Is the digital commodification of sex ruining the real thing on a wider scale? There is plenty of anecdotal and research evidence to suggest that it is. Is the kind of disjunction between fantasy and reality experienced by Ryan responsible for the falling rates of sexual satisfaction, both in the “performance” of a partner (the word itself is loaded with depersonalised baggage) or in yourself? Certainly there has never been a moment in human history when we have been surrounded by so much idealised or extreme sexuality to live up to.
Three-quarters of men (and a quarter of women) admit to looking at online pornography. And when nothing seems off-limits online – not to mention the intimate moments of any celebrity under the sun, or the private photos Jennifer Lawrence makes for her lover’s eyes only – does the proper fleshy privacy of sex with a partner lose its glamour? You would hope not. Readers of Mariella Frostrup’s column in this paper over recent years would have to conclude otherwise, however.
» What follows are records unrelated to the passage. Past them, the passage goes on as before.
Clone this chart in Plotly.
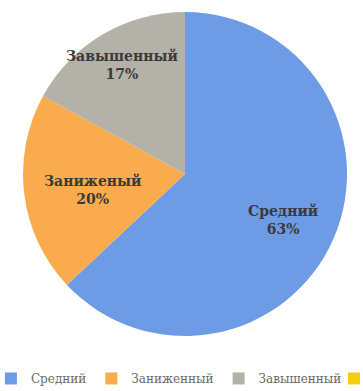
import plotly.graph_objects as go

categories = ["Средний", "Заниженный", "Завышенный"]
extra_category = " "
slice_labels = ["Средний", "Заниженый", "Завышенный"]
percents = ["63%", "20%", "17%"]
values = [63, 20, 17]
colors = ["#6e9be6", "#f9ab4e", "#b4b2a8"]
extra_color = "#f5cd10"

W, H = 363, 391
cx, cy, r = 185, 174, 162
dom = dict(x=[(cx - r) / W, (cx + r) / W], y=[(H - cy - r) / H, (H - cy + r) / H])

fig = go.Figure()
fig.add_trace(go.Pie(
    labels=categories, values=values, textinfo="none",
    sort=False, direction="clockwise", rotation=0,
    marker=dict(colors=colors, line=dict(width=0)),
    domain=dom,
))
# fourth (empty) category, only visible as a legend entry
fig.add_trace(go.Scatter(
    x=[None], y=[None], mode="markers", name=extra_category,
    marker=dict(symbol="square", size=12, color=extra_color),
    legend="legend2", showlegend=True,
))

label_pos = [(283, 220), (93, 190), (122, 65)]
for name, pct, (x, y) in zip(slice_labels, percents, label_pos):
    fig.add_annotation(x=x / W, y=1 - y / H, xref="paper", yref="paper",
                       xanchor="center", yanchor="middle",
                       text=f"<b>{name}<br>{pct}</b>", showarrow=False,
                       font=dict(family="DejaVu Serif", size=14, color="#3a3a3a"))

legend_font = dict(family="DejaVu Serif", size=12, color="#6a6a6a")
fig.update_layout(
    width=W, height=H,
    margin=dict(l=0, r=0, t=0, b=0, autoexpand=False),
    paper_bgcolor="white", plot_bgcolor="white",
    xaxis=dict(visible=False), yaxis=dict(visible=False),
    legend=dict(orientation="h", x=-0.025, xanchor="left", y=-0.005, yanchor="bottom",
                font=legend_font, tracegroupgap=0, bgcolor="rgba(0,0,0,0)"),
    legend2=dict(orientation="h", x=0.92, xanchor="left", y=-0.005, yanchor="bottom",
                 font=legend_font, bgcolor="rgba(0,0,0,0)"),
)
fig.write_html("out.html")
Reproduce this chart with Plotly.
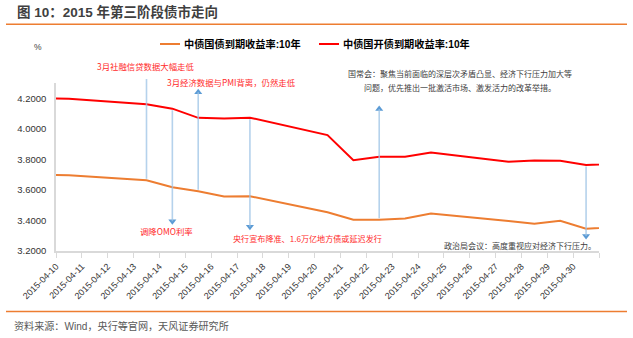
import plotly.graph_objects as go

# ---------------- data ----------------
dates = ['2015-04-09', '2015-04-10', '2015-04-13', '2015-04-14', '2015-04-15', '2015-04-16',
         '2015-04-17', '2015-04-20', '2015-04-21', '2015-04-22', '2015-04-23', '2015-04-24',
         '2015-04-27', '2015-04-28', '2015-04-29', '2015-04-30', '2015-05-04']
gov_yield = [3.700, 3.696, 3.663, 3.617, 3.591, 3.557, 3.559, 3.454, 3.405, 3.405, 3.413, 3.445,
             3.396, 3.379, 3.398, 3.346, 3.380]
cdb_yield = [4.200, 4.197, 4.161, 4.132, 4.072, 4.068, 4.073, 3.959, 3.795, 3.817, 3.817, 3.845,
             3.785, 3.793, 3.791, 3.763, 3.796]
series_names = ['中债国债到期收益率:10年', '中债国开债到期收益率:10年']

tick_dates = ['2015-04-%02d' % d for d in range(10, 31)] + ['2015-05-01']
tick_labels = ['2015-04-%02d' % d for d in range(10, 31)] + ['']

event_dates = ['2015-04-13', '2015-04-14', '2015-04-15', '2015-04-17', '2015-04-22', '2015-04-30']
event_dir = ['up', 'down', 'up', 'down', 'up', 'down']
event_tip = [4.326, 3.394, 4.239, 3.358, 4.130, 3.299]
event_text = ['3月社融信贷数据大幅走低', '调降OMO利率', '3月经济数据与PMI背离，仍然走低',
              '央行宣布降准、1.6万亿地方债或延迟发行',
              '国常会：聚焦当前面临的深层次矛盾凸显、经济下行压力加大等<br>问题，优先推出一批激活市场、激发活力的改革举措。',
              '政治局会议：高度重视应对经济下行压力。']

# ---------------- style / layout ----------------
W, H = 633, 338
ML, MR, MT, MB = 56, 34, 83, 87
PW, PH = W - ML - MR, H - MT - MB


def pxp(x):
    return (x - ML) / PW


def pyp(y):
    return (H - MB - y) / PH


ORANGE = '#ed7d31'
RED = '#ff0000'
TXTRED = '#ff2a2a'
FONT = 'Liberation Sans, Noto Sans CJK SC, sans-serif'
CJK = 'Noto Sans CJK SC, Liberation Sans, sans-serif'

xs = [d + ' 12:00' for d in dates]

fig = go.Figure()
fig.add_trace(go.Scatter(x=xs, y=gov_yield, mode='lines', name=series_names[0],
                         line=dict(color=ORANGE, width=2), showlegend=False))
fig.add_trace(go.Scatter(x=xs, y=cdb_yield, mode='lines', name=series_names[1],
                         line=dict(color=RED, width=2), showlegend=False))

annotations = []
# arrows: stems from the relevant line to the tip
val_gov = dict(zip(dates, gov_yield))
val_cdb = dict(zip(dates, cdb_yield))
head_x, head_y, head_sym = [], [], []
for d, dr, tip in zip(event_dates, event_dir, event_tip):
    start = val_gov[d] if dr == 'up' else val_cdb[d]
    xe = d + ' 12:00'
    annotations.append(dict(x=xe, y=tip, ax=xe, ay=start, xref='x', yref='y',
                            axref='x', ayref='y', text='', showarrow=True,
                            arrowhead=0, arrowwidth=1.6, arrowcolor='rgba(157,195,230,0.75)'))
    head_x.append(xe)
    head_y.append(tip)
    head_sym.append('triangle-up' if dr == 'up' else 'triangle-down')

fig.add_trace(go.Scatter(x=head_x, y=head_y, mode='markers', cliponaxis=False,
                         marker=dict(symbol=head_sym, size=7, color='#5b9bd5'),
                         showlegend=False, hoverinfo='skip'))

# event texts: (xshift px, xanchor, y px, color, size)
text_style = [(-1.5, 'center', 65.7, TXTRED, 8.4),
              (-6, 'center', 231, TXTRED, 8.4),
              (-33, 'left', 82.3, TXTRED, 8.4),
              (-19, 'left', 238.3, TXTRED, 8.1),
              (81, 'center', 80.3, '#404040', 8),
              (12, 'right', 245, '#404040', 8)]
for d, t, (xs_, xa, ypx, col, fs) in zip(event_dates, event_text, text_style):
    if '<br>' in t:
        lines = t.split('<br>')
        for i, ln in enumerate(lines):
            annotations.append(dict(x=d + ' 12:00', xref='x', y=pyp(ypx - 7 + 14 * i), yref='paper',
                                    text=ln, showarrow=False, xanchor=xa, yanchor='middle',
                                    xshift=xs_, font=dict(family=CJK, size=fs, color=col)))
    else:
        annotations.append(dict(x=d + ' 12:00', xref='x', y=pyp(ypx), yref='paper',
                                text=t, showarrow=False, xanchor=xa, yanchor='middle',
                                xshift=xs_, font=dict(family=CJK, size=fs, color=col)))

# title, unit, legend, source
annotations.append(dict(x=pxp(15), y=pyp(12.5), xref='paper', yref='paper', showarrow=False,
                        xanchor='left', yanchor='middle',
                        text='<b>图 10：2015 年第三阶段债市走向</b>',
                        font=dict(family=FONT, size=13.5, color='#404040')))
annotations.append(dict(x=pxp(38), y=pyp(46.5), xref='paper', yref='paper', showarrow=False,
                        xanchor='center', yanchor='middle', text='%',
                        font=dict(family=FONT, size=8.5, color='#404040')))
annotations.append(dict(x=pxp(182), y=pyp(44), xref='paper', yref='paper', showarrow=False,
                        xanchor='left', yanchor='middle', text='<b>' + series_names[0] + '</b>',
                        font=dict(family=FONT, size=10.2, color='#000000')))
annotations.append(dict(x=pxp(341), y=pyp(44), xref='paper', yref='paper', showarrow=False,
                        xanchor='left', yanchor='middle', text='<b>' + series_names[1] + '</b>',
                        font=dict(family=FONT, size=10.2, color='#000000')))
annotations.append(dict(x=pxp(12), y=pyp(326), xref='paper', yref='paper', showarrow=False,
                        xanchor='left', yanchor='middle', text='资料来源：Wind，央行等官网，天风证券研究所',
                        font=dict(family=FONT, size=10.1, color='#595959')))

shapes = [
    dict(type='line', xref='paper', yref='paper', x0=pxp(6), x1=pxp(627), y0=pyp(24.3), y1=pyp(24.3),
         line=dict(color=ORANGE, width=1.5)),
    dict(type='line', xref='paper', yref='paper', x0=pxp(6), x1=pxp(627), y0=pyp(311.5), y1=pyp(311.5),
         line=dict(color=ORANGE, width=1.5)),
    dict(type='line', xref='paper', yref='paper', x0=pxp(160), x1=pxp(180), y0=pyp(44), y1=pyp(44),
         line=dict(color=ORANGE, width=2)),
    dict(type='line', xref='paper', yref='paper', x0=pxp(319), x1=pxp(339), y0=pyp(44), y1=pyp(44),
         line=dict(color=RED, width=2)),
]

fig.update_layout(
    width=W, height=H,
    margin=dict(l=ML, r=MR, t=MT, b=MB),
    paper_bgcolor='white', plot_bgcolor='white',
    font=dict(family=FONT, size=9, color='#333333'),
    annotations=annotations, shapes=shapes,
    showlegend=False,
    xaxis=dict(type='date', range=['2015-04-10', '2015-05-01'], tickmode='array',
               tickvals=tick_dates, ticktext=tick_labels, tickangle=-45,
               ticks='outside', ticklen=5, tickcolor='#d9d9d9', tickwidth=1,
               showline=True, linecolor='#d9d9d9', linewidth=1.5, showgrid=False, zeroline=False,
               tickfont=dict(family=FONT, size=9, color='#333333')),
    yaxis=dict(range=[3.2, 4.3], tickmode='array', tickvals=[3.2, 3.4, 3.6, 3.8, 4.0, 4.2],
               tickformat='.4f', showline=True, linecolor='#d9d9d9', linewidth=1.5,
               showgrid=False, zeroline=False, ticks='', ticklabelstandoff=6,
               tickfont=dict(family=FONT, size=9.5, color='#333333')),
)

fig.write_html('out.html')
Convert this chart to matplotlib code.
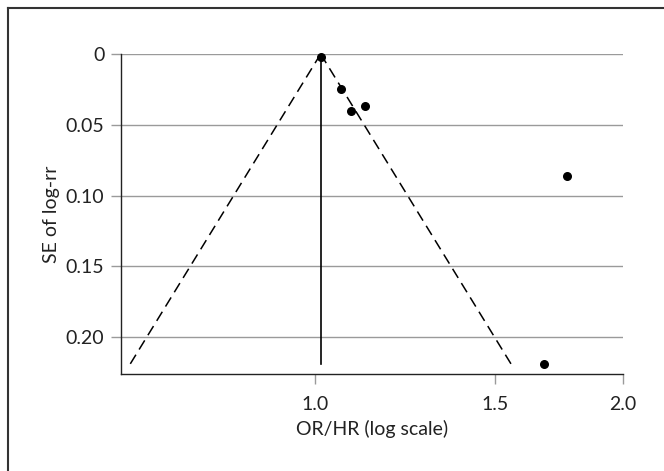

A decade or more of listening to relationship troubles led her to observe recently: “The access to and availability of sex onscreen is, I believe, the biggest seismic change to society in my lifetime. We should be analysing and learning from what we discover before sex becomes simply a spectator sport, totally adrift from the intimacies of a loving relationship.”

In our work-obsessed, time-poor culture, it would seem that regular sex is one of the “luxuries” that we are prepared to dispense with. As various recent reports have suggested, women in particular, given the roles and responsibilities they have to juggle, are as likely to fantasise about proper rest as about physical intimacy. Sleep we are told, in many working lives, has become the new sex.
And as the boundaries between working lives and home lives are dissolved by technology and email, the mental space in which sex exists would seem to be constantly under threat. Perhaps not surprisingly, given our cultural addiction to ever-longer working days, one of the few rising trends since the Observer surveys of 2002 and 2008 concerns the fact that a greater number of people are finding lust (and maybe love) in the workplace – often literally – and not only that, one in five people say they would sleep with someone to further their career.
The other side of that particular work-life balance points, however, to the office colonising the bedroom – email and text follow many of us everywhere, more global working practices mean communicating across many time zones. Though all sleep counsellors suggest that the bedroom should be reserved for sleep and sex, more than half of British adults admit to taking their technology to bed with them. Which bedside table these days isn’t a scramble of chargers and wires? In austerity Britain in 2014 a smartphone may well be the last thing you caress at night – and, it seems, increasingly, the only thing that gets turned on in the morning.